## Exercise directions
Nothing after the line with "const yLabels = [20, 100, 200, 300, 400, 600, 800];" belongs in the copy; extract the lines below from the top through that line, pictures left out.

## Data block
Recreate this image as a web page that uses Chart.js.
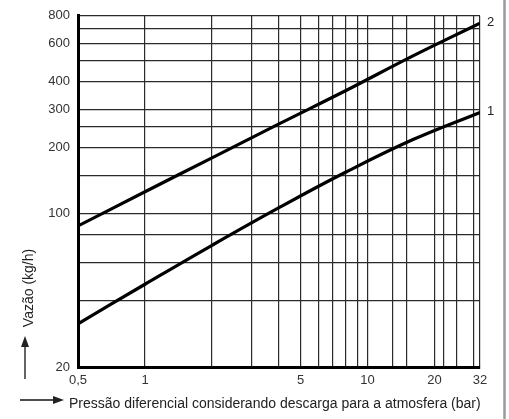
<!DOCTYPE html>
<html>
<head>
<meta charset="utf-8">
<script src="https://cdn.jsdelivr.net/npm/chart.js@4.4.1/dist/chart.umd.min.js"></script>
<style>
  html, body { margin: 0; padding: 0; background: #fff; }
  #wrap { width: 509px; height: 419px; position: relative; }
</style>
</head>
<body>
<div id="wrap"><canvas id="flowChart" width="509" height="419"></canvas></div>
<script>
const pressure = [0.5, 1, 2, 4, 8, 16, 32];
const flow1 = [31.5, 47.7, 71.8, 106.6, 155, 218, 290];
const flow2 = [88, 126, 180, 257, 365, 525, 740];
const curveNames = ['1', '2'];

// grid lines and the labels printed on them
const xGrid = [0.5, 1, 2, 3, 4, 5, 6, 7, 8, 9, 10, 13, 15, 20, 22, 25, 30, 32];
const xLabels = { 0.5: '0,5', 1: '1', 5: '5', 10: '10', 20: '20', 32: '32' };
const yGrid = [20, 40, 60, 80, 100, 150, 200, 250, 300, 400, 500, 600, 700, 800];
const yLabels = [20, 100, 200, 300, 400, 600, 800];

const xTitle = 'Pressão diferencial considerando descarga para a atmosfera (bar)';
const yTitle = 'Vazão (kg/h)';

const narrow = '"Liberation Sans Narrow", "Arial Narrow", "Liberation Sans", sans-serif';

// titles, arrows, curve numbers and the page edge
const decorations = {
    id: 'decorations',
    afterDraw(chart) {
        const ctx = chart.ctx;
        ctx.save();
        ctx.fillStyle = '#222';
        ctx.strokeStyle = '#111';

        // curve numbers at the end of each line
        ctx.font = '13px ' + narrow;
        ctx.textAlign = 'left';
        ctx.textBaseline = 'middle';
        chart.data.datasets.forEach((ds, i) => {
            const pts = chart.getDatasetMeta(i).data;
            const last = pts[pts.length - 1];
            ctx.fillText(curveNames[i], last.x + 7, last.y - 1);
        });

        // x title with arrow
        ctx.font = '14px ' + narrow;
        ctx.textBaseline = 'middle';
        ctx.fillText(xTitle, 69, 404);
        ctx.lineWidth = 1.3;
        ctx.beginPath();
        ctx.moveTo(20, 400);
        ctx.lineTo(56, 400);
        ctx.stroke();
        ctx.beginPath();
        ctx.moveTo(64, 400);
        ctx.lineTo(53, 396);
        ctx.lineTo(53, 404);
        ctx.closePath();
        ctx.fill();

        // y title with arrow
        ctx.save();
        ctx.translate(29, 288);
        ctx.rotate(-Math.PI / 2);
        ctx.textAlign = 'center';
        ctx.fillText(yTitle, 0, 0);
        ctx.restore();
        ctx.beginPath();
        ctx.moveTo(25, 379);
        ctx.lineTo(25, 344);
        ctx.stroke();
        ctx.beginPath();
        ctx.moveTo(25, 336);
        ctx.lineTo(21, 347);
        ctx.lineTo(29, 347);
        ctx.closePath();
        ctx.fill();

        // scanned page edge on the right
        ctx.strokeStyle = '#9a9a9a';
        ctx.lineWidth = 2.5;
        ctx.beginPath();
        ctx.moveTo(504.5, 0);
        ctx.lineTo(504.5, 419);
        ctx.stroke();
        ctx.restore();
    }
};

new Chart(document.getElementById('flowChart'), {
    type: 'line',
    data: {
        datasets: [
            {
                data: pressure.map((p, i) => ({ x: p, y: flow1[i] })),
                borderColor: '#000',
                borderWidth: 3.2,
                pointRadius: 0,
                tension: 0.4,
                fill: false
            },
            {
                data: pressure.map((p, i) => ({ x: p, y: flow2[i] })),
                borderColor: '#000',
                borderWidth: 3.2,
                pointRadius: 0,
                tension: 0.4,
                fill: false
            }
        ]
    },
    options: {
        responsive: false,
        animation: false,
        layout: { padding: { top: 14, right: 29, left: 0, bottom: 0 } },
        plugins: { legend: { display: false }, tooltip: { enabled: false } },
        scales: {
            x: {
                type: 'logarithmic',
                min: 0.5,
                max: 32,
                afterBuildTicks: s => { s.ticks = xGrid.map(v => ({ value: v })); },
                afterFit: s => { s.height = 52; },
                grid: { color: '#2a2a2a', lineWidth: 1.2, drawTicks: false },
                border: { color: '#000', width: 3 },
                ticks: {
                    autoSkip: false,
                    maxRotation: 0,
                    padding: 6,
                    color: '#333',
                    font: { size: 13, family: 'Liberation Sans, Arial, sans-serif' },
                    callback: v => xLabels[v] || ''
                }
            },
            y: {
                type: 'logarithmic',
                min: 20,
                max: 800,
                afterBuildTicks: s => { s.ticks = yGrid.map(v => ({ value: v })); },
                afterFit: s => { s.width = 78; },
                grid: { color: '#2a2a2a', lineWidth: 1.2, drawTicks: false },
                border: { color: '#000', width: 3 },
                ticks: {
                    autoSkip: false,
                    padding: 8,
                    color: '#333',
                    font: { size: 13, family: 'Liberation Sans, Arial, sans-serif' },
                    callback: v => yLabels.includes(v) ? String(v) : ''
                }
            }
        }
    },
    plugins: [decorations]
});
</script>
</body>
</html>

## Solution below
Recreate this image as a web page that uses Chart.js.
<!DOCTYPE html>
<html>
<head>
<meta charset="utf-8">
<script src="https://cdn.jsdelivr.net/npm/chart.js@4.4.1/dist/chart.umd.min.js"></script>
<style>
  html, body { margin: 0; padding: 0; background: #fff; }
  #wrap { width: 509px; height: 419px; position: relative; }
</style>
</head>
<body>
<div id="wrap"><canvas id="flowChart" width="509" height="419"></canvas></div>
<script>
const pressure = [0.5, 1, 2, 4, 8, 16, 32];
const flow1 = [31.5, 47.7, 71.8, 106.6, 155, 218, 290];
const flow2 = [88, 126, 180, 257, 365, 525, 740];
const curveNames = ['1', '2'];

// grid lines and the labels printed on them
const xGrid = [0.5, 1, 2, 3, 4, 5, 6, 7, 8, 9, 10, 13, 15, 20, 22, 25, 30, 32];
const xLabels = { 0.5: '0,5', 1: '1', 5: '5', 10: '10', 20: '20', 32: '32' };
const yGrid = [20, 40, 60, 80, 100, 150, 200, 250, 300, 400, 500, 600, 700, 800];
const yLabels = [20, 100, 200, 300, 400, 600, 800];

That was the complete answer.